Lunch at 12:30pm, talk at 1pm, in 148 Fitzpatrick

Title: Building an Automatic Speech Recognition Dataset and Model for an Extremely Low-Resource Language

Abstract: Modern NLP research and applications have centered around a handful of high-resource languages, while more than 99% of the world’s languages are seldom or never mentioned. Ideally, NLP should be able to include all the human languages equally, as long as NLP encompasses natural languages as a scientific field. The biggest obstacle that hinders this idea is lack of readily available data, commonly called being “low-resource” in the NLP literature, due to the small number of speakers, absence of orthography, technological underdevelopment, sociopolitical marginalization, and language endangerment and extinction. In this presentation, we introduce our effort to develop an Automatic Speech Recognition (ASR) model for Kichwa, an endangered language spoken in Ecuador, collaborating with the speaker community. We created the first Kichwa ASR dataset by collecting spoken Kichwa data online and annotating them with transcriptions. The experiments show that the model trained only on 4-hour audio data with pretrained multilingual model (Wav2Vec2-XLSR-53) performs well with 3.25% character error rate. This grassroots project exemplifies the inclusion of marginalized languages in NLP for accelerated language documentation and revitalization.

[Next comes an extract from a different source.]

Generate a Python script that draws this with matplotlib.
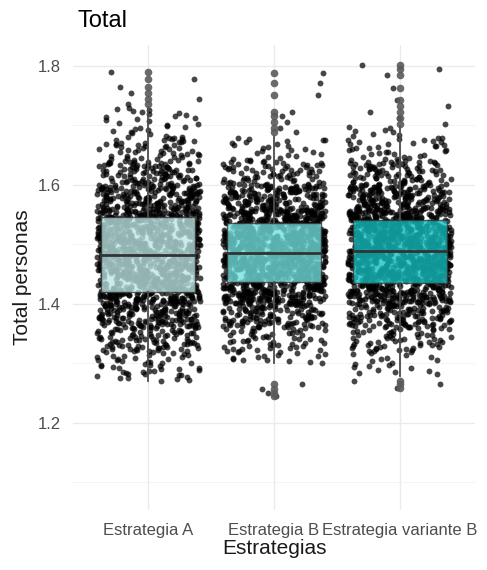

Bio: Chihiro Taguchi is a second-year Ph.D. student in the NLP group, advised by Dr. David Chiang. His research interests broadly include language sciences, in particular both text-based and speech-based NLP and theoretical linguistics. He is currently working on the project “Language Documentation with an AI Helper”. He studied the Kichwa language at Notre Dame in Spring 2023 and visited Ecuador for five weeks to further study Kichwa.